At its core, this second QEP goal reflects our commitment to developing metacognitive skills in our students – meaning that we want students to not only gain knowledge/skills within a discipline (cf. Goal 1) but also recognize how and when to apply those skills. 

A key challenge for Duke – as woven throughout our current strategic plan – is to promote disciplinary depth and rigor while still encouraging students’ engagement with the broad range of opportunities available at a comprehensive research university. Trinity College students may take several gateway courses – the gateway course for their intended major (or majors/minors), one or more gateway courses in cognate majors, and sometimes courses from quite disparate disciplines for purely intellectual exploration. We seek to encourage this disciplinary exploration – we want Duke students to engage with very different types of material and ways of thinking! However, we also recognize that gateway courses (as historically constructed at Duke and elsewhere) are often disconnected both from what students already know and from what students encounter in other gateway courses. For the final goal of this QEP, we seek to change the Duke undergraduate experience through gateway courses that build connections.
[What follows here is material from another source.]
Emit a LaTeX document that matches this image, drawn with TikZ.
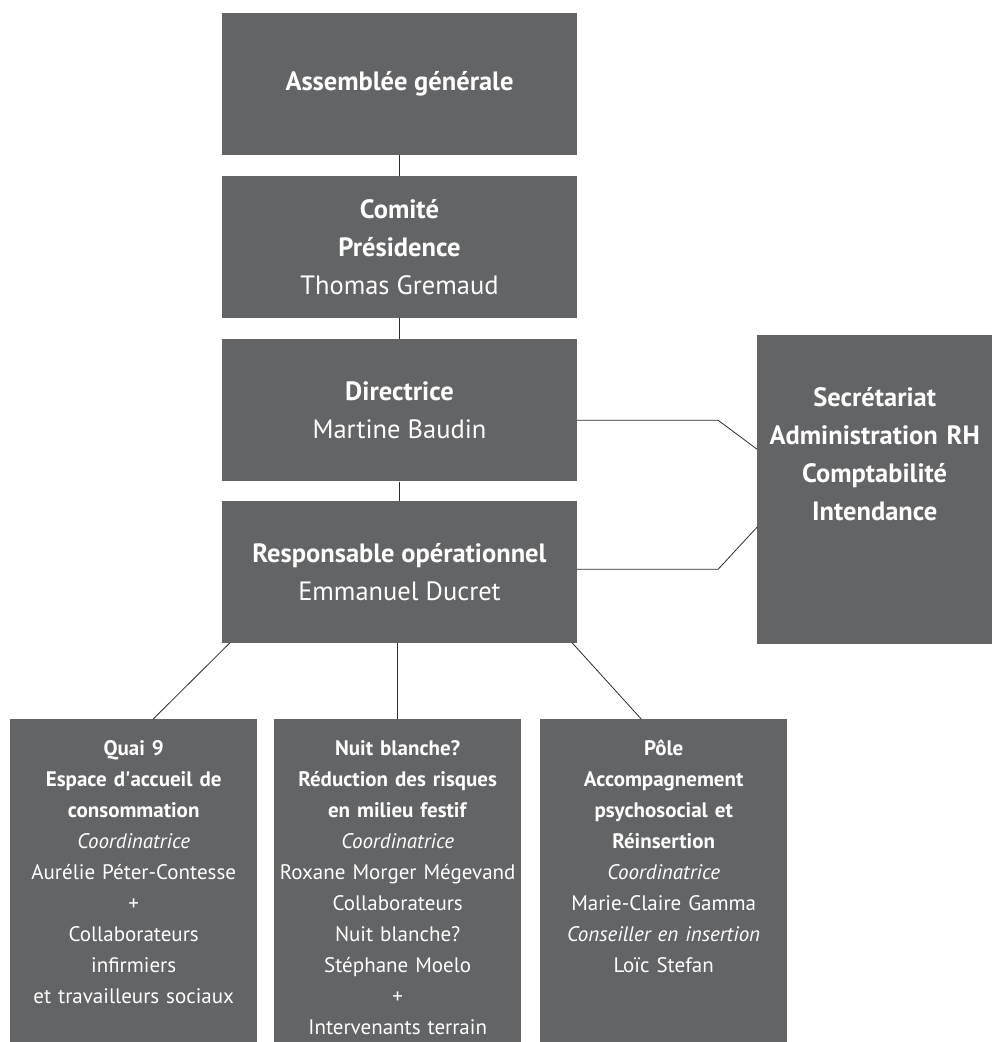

To shape a new way of thinking about gateway courses, we will ask departments and programs to consider a third key question: How are course concepts connected to students’ experiences, both in other courses and in their lives outside of Duke?  In effect, this QEP goal will support pedagogical best practices that lead to the following learning outcomes:

  • Students should exhibit increased engagement in co-curricular activities related to their gateway courses.
  • At the completion of the gateway course, students should understand what it would mean to continue their studies with additional depth in the major – even if they do not yet plan to pursue additional coursework in that major.

A gateway course should not be seen as an introduction to some “true way of thinking” possessed by its disciplinary community. Ideally, it should provide context for how its discipline approaches scholarship (or problem-solving or performance, etc.) through respectful comparison to other approaches.